Heil (Warenburg)*

Spelling Variations: 
Heil (Warenburg)*
Settled in the Following Colonies: 
Discussion & Documentation: 

Heinrich Heil, a single blacksmith (Schmied), arrived from Lübeck at the port of Oranienbaum on 4 July 1766 aboard the ship Die Neue Freiheit von Bremen under the command of Skipper Steingrawer.

He settled in the Volga German colony of Warenburg on 12 May 1767 and is recorded there on the 1767 census in Household No. 169.

The widow and daughter of Kaspar [sic] Heil are recorded on the 1798 census of Warenburg in Household No. Wr116 along with a note that their whereabouts are unknown. Further research is needed to determine whether Kaspar and Heinrich are the same person.

The Oranienbaum passenger list records that Heinrich Heil came from the German region of Runkel.
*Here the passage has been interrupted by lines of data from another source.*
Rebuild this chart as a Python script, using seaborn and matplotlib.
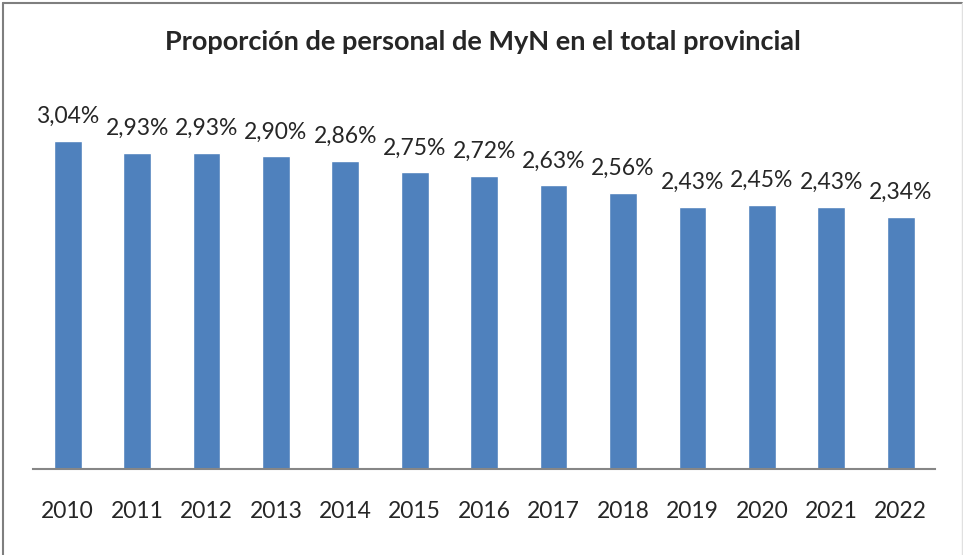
import matplotlib.pyplot as plt
import pandas as pd
import seaborn as sns
from matplotlib.lines import Line2D

# Data
years = ['2010', '2011', '2012', '2013', '2014', '2015', '2016',
         '2017', '2018', '2019', '2020', '2021', '2022']
proporcion = [3.04, 2.93, 2.93, 2.90, 2.86, 2.75, 2.72,
              2.63, 2.56, 2.43, 2.45, 2.43, 2.34]
labels = ['3,04%', '2,93%', '2,93%', '2,90%', '2,86%', '2,75%', '2,72%',
          '2,63%', '2,56%', '2,43%', '2,45%', '2,43%', '2,34%']

df = pd.DataFrame({'Año': years, 'Proporción': proporcion})

sns.set_style('white')
plt.rcParams['font.family'] = ['Lato', 'DejaVu Sans']

fig = plt.figure(figsize=(9.63, 5.55), dpi=100)
ax = fig.add_axes([0.0343, 0.155, 0.937, 0.68])

sns.barplot(data=df, x='Año', y='Proporción', color='#4F81BD',
            saturation=1, width=0.40, ax=ax)

ax.bar_label(ax.containers[0], labels=labels, padding=10, fontsize=16.5)

ax.set_ylim(0, 3.5)
ax.set_xlim(-0.5, len(years) - 0.5)
ax.set_xlabel('')
ax.set_ylabel('')
ax.set_yticks([])
ax.tick_params(axis='x', length=0, pad=23, labelsize=16.5)
for side in ['top', 'right', 'left']:
    ax.spines[side].set_visible(False)
ax.spines['bottom'].set_color('#868686')
ax.spines['bottom'].set_linewidth(1.5)

fig.text(0.5015, 0.924, 'Proporción de personal de MyN en el total provincial',
         ha='center', va='center', fontsize=19.5, fontweight='bold')

# chart frame
fig.add_artist(Line2D([0.003, 0.003], [0, 0.995], transform=fig.transFigure,
                      color='#7F7F7F', linewidth=1.5))
fig.add_artist(Line2D([0.003, 0.999], [0.995, 0.995], transform=fig.transFigure,
                      color='#7F7F7F', linewidth=1.5))
fig.add_artist(Line2D([0.999, 0.999], [0, 0.995], transform=fig.transFigure,
                      color='#E0E0E0', linewidth=1))

fig.savefig('out.png', dpi=100)
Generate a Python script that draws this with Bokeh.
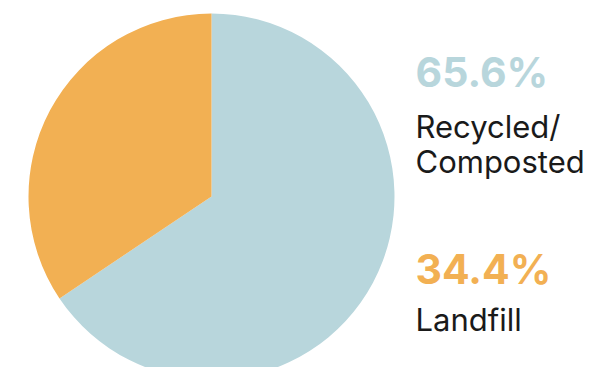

The 1767 census records that he came from the village of Laubuseschbach in the region of Runkel.

There are no known surviving male lines of this Heil family among the Volga German colonies.

Sources: 

- Mai, Brent Alan. 1798 Census of the German Colonies along the Volga: Economy, Population, and Agriculture (Lincoln, NE: American Historical Society of Germans from Russia, 1999): Wr116.
- Pleve, Igor. Einwanderung in das Wolgagebiet, 1764-1767 Band 4 (Göttingen: Der Göttinger Arbeitskreis, 2008): 347.
- Pleve, Igor. Lists of Colonists to Russia in 1766: Reports by Ivan Kulberg (Saratov: Saratov State Technical University, 2010): #2031.